Namun, adakah perdebatan politik harus berakhir dalam kekerasan fisik? Meskipun Silfester membela tindakannya sebagai reaksi terhadap provokasi, faktanya, insiden ini menunjukkan penurunan moral dan profesionalisme dalam arena politik.

Demokrasi tidak boleh dipandang sebagai ajang adu fisik atau perkelahian verbal. Ketika pemimpin politik mengabaikan norma-norma diskusi yang sehat, mereka merusak integritas sistem politik dan memperburuk citra publik.

Rocky Gerung, sebagai ahli filsafat, merespons tuduhan dengan pendekatan akademisnya, tetapi tampaknya tidak bisa menenangkan situasi yang semakin memanas. Perbedaan dalam metode debat tidak seharusnya menjadi alasan untuk kekerasan fisik. Sebaliknya, harusnya ada saluran yang produktif dan terhormat untuk menyelesaikan perbedaan pendapat.

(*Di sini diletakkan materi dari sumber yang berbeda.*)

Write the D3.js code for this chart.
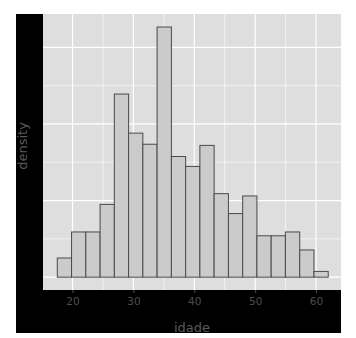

Ketika debat politik berubah menjadi ajang adu jotos, semua pihak yang terlibat—baik politikus, media, maupun publik—harus merenung. Apakah ini cermin dari kemerosotan etika dalam diskursus politik kita? Demokrasi memerlukan lebih dari sekadar perbedaan pendapat; ia memerlukan komitmen terhadap diskusi yang konstruktif dan hormat.

Kasus ini harus menjadi peringatan keras bahwa kekerasan dan ketidakdewasaan dalam debat politik hanya merusak fondasi demokrasi. Demokrasi yang sehat memerlukan dialog yang rasional, bukan kekerasan yang hanya akan memperburuk masalah.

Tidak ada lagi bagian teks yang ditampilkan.